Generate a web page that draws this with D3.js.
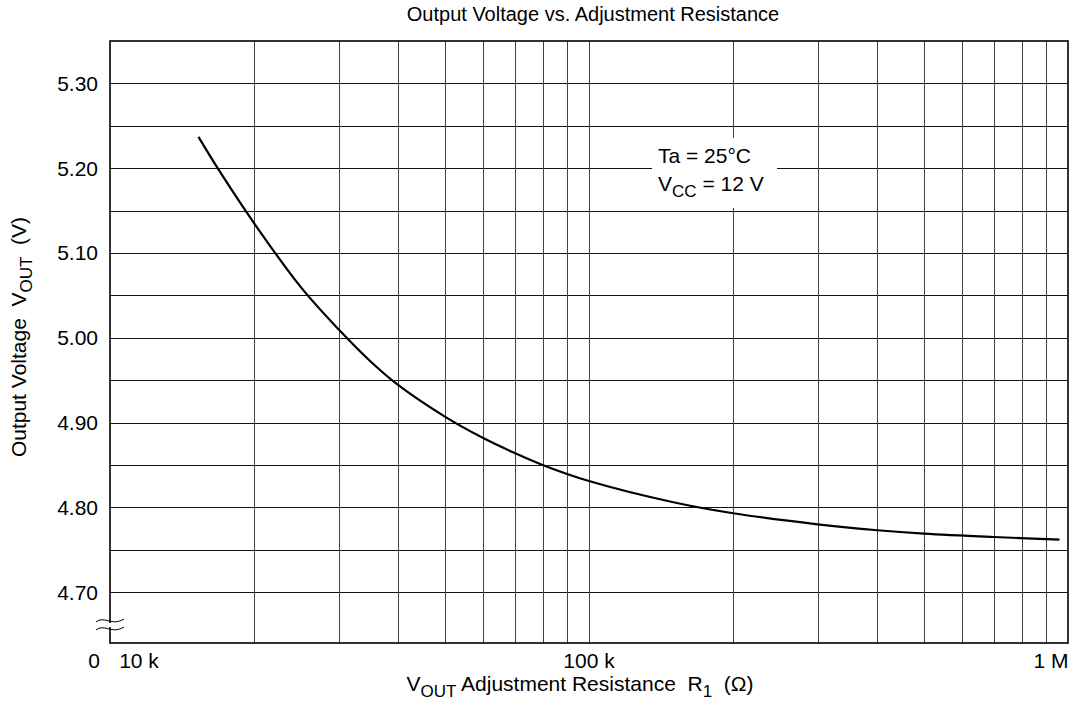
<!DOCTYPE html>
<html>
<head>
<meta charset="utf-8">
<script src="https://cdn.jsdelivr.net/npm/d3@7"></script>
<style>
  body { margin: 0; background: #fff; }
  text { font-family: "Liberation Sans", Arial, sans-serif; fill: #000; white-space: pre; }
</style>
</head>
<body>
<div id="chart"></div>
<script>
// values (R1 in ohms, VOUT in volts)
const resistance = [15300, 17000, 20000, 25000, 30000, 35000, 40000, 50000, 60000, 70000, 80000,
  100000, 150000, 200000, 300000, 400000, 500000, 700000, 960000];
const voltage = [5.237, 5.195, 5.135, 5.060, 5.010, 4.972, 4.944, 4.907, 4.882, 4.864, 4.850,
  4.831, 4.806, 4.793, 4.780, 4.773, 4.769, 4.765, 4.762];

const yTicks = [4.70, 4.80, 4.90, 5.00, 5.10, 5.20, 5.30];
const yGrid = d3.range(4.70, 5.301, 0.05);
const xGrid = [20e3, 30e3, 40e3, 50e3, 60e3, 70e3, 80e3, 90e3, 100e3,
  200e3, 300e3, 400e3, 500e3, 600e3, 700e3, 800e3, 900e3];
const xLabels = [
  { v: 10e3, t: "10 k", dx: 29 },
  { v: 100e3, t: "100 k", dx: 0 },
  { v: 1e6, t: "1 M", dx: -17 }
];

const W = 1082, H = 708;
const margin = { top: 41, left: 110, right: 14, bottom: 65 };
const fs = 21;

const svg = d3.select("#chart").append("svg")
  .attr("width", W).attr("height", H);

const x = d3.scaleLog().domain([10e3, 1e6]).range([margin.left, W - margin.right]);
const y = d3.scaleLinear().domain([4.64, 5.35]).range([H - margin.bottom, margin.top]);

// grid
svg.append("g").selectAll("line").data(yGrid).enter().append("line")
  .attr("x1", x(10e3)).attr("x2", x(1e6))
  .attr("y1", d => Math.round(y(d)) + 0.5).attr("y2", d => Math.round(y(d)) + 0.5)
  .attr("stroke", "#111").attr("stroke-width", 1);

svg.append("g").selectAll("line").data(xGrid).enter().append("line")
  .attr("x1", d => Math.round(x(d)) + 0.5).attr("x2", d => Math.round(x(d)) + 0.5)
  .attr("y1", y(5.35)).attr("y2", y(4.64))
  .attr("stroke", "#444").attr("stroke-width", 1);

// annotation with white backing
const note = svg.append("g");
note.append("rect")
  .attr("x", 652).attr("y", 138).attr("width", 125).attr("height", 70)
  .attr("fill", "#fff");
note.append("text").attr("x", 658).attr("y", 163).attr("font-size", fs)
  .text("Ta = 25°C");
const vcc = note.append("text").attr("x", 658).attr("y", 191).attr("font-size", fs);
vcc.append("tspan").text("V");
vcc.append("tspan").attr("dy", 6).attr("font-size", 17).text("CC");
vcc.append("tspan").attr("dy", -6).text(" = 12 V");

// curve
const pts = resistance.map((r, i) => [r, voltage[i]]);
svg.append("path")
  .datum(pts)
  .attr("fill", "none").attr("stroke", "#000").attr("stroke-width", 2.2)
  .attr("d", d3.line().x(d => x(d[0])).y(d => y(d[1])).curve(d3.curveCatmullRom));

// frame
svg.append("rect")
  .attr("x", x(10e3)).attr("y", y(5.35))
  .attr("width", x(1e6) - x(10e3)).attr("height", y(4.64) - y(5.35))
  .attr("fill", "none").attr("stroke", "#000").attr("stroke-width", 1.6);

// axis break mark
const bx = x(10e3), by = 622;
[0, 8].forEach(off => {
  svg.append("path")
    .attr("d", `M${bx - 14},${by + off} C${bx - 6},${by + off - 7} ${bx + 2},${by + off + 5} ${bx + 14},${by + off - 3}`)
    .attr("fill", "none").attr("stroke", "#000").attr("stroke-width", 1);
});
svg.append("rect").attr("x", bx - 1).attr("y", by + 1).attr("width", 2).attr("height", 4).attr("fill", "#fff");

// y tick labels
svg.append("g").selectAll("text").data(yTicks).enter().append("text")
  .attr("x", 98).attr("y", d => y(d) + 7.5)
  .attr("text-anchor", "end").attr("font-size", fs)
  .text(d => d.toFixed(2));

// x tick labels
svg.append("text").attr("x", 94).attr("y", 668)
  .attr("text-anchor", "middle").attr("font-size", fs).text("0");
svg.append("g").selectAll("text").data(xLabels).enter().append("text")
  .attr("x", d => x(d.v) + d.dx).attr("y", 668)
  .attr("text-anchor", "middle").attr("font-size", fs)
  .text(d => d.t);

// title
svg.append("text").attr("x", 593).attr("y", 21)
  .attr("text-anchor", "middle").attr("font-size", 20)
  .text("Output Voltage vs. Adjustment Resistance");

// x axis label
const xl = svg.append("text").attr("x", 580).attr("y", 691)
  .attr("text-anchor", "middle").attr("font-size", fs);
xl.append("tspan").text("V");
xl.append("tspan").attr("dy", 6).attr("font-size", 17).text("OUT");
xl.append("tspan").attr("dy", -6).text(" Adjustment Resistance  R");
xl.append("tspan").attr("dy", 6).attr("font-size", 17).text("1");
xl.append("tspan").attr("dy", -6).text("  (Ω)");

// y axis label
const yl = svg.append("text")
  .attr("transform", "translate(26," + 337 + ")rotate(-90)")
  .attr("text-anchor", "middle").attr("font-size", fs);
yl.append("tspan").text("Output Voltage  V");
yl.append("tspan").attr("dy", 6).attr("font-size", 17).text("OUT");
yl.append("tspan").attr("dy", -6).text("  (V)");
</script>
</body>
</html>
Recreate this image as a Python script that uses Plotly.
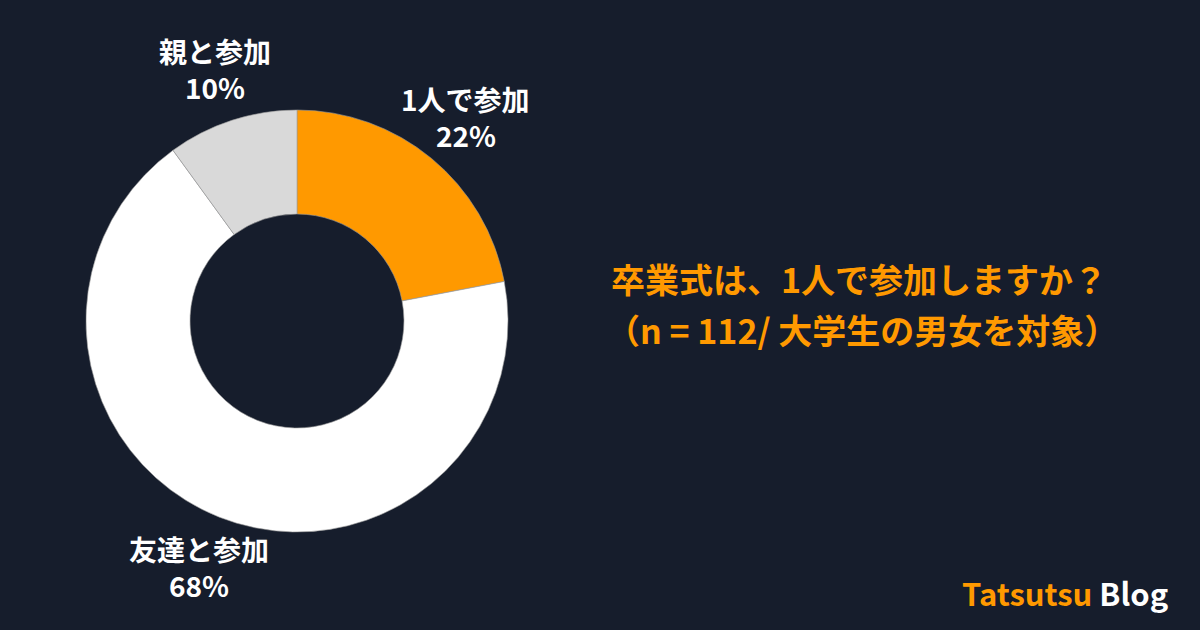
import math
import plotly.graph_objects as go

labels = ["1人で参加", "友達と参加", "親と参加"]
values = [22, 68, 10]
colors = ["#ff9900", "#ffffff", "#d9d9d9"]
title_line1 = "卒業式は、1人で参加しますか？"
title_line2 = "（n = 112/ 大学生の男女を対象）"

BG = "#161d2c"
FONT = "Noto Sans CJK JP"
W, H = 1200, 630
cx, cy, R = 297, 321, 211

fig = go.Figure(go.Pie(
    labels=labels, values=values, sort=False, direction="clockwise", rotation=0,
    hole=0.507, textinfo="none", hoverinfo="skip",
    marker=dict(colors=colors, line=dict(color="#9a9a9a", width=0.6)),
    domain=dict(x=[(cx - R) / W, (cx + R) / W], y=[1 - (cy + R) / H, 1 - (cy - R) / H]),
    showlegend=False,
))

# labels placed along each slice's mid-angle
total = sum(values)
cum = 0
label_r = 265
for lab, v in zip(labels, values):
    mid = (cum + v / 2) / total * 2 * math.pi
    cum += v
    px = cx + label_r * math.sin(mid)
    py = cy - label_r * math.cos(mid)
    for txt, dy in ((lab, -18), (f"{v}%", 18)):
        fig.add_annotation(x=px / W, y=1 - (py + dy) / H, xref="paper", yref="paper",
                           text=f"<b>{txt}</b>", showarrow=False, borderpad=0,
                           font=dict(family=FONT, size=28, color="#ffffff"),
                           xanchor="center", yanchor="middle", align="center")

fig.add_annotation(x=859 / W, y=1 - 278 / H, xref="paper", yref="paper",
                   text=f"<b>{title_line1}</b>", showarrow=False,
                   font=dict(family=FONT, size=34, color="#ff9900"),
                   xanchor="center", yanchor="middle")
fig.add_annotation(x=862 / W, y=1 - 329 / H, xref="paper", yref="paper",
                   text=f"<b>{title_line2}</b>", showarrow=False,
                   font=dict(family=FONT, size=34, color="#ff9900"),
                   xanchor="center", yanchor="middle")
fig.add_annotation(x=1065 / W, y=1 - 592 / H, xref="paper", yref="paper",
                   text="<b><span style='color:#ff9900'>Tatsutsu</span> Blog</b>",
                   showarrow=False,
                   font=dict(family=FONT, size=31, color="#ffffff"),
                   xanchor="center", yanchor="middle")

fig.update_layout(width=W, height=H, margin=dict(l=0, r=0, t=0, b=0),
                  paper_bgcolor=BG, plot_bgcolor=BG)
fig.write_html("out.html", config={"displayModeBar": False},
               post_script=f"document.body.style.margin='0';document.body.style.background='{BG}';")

------------------------------------------------------------

Directive -
Extract every line containing the string "that" from the material.

The completed task -
Generate a web page that draws this with D3.js.
Recreate this image as a Python script that uses Plotly.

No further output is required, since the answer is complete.